El fin de semana repasé nuevamente “Cantos” de Giacomo Leopardi, el bien citado “quejoso de Recanati”.
El trovador venido a sufrir en las orillas del mar Adriático, expresó en la elegía “El sábado en la aldea”, el regocijo de ese día de descanso, pues el domingo, aún siendo una jornada de sosiego, es amenazado con el inminente lunes.
En palabras de Antonio Alberti, critico literario y estudioso del poeta, el sábado es “una pausa feliz en medio de un trajín infeliz”. Con ello Leopardi echa por tierra la cultura del trabajo “como estado radiante del hombre”, mientras eleva el ocio creador, reducido a la inactividad por la sociedad, a la cumbre del bienestar.
Tal vez no haría falta decirlo: comparto esa apreciación. Nuestro deseo mayor es no afanar en demasía, pasar el tiempo en aquietada calma, urdir, si tercia y la inspiración ayuda, algún relato, viajar sin mucho zarandeo y escribir estas croniquillas desde las costas del mare nostrum.
Lo de borronear es un decir. Suelo llenar hojas, pero de ahí a expresar una conmoción o tramar ideas para formar un conjunto de matices, hay un despeñadero.
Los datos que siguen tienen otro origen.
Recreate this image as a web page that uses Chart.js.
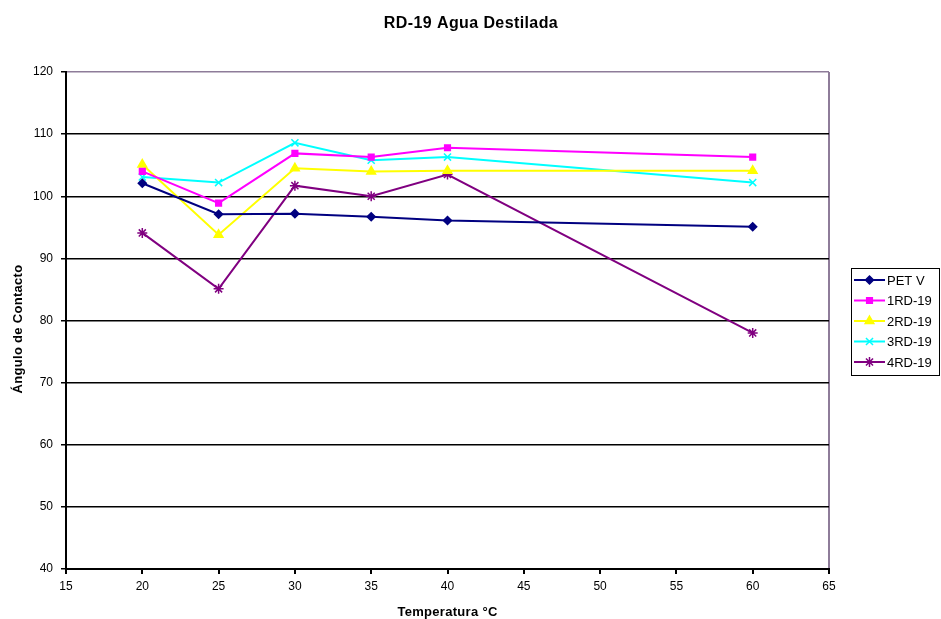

Lo señalo: si de las miles de palabras escritas se salvaguardan un puñado de ellas, presumiblemente sean demasiadas. Todo lo demás son letras tiznadas.
En uno de los ensayos de mi admirado George Steiner, “Muerte de reyes”, se lee lo siguiente:
“Existen tres campos intelectuales; y por lo que sé, solamente tres donde los hombres realizaron importante hazañas antes de la pubertad. Estos son: música, matemáticas y ajedrez”. Cuidado: No aparece la escritura.
Dice el “Premio Príncipe de Asturias en Comunicación y Humanidades” que Mozart compuso música de calidad antes de los ocho años; Kart Friedrich Gauss hacía cálculos complejos y apenas tenía diez años, mientras a los 12, allá en Nueva Orleáns, Paul Morphy vencía a los mejores contrincantes en ajedrez.
Ninguno de esos niños dotados sabía con claridad lo que hacía, era simple energía mental. Computadoras con sangre propia.
La escritura es una forma distinta, un arrebato en que la creación humana converge en un mismo punto, igual al Aleph de Borges, o los castillos de Kafka.
Trazar palabras como vivir, es una ráfaga del espíritu.
Es incontestable - o eso creo - que no se puede en dos octavillas hacer un tratado de existencia, pasión, esperanza y arte, pero uno, escribidor lego en demasiadas materias, desea demostrar que quizás relatar un texto sea una alucinación a causa de la pasión de vivir por encima del olvido que vendrá.
El Miguel de Unamuno expresó: “¿Qué va a ser de nosotros cuando no seamos nada?”.
No obstante, con bizarría, respondemos al mismo Cosmos: ¡hemos vivido!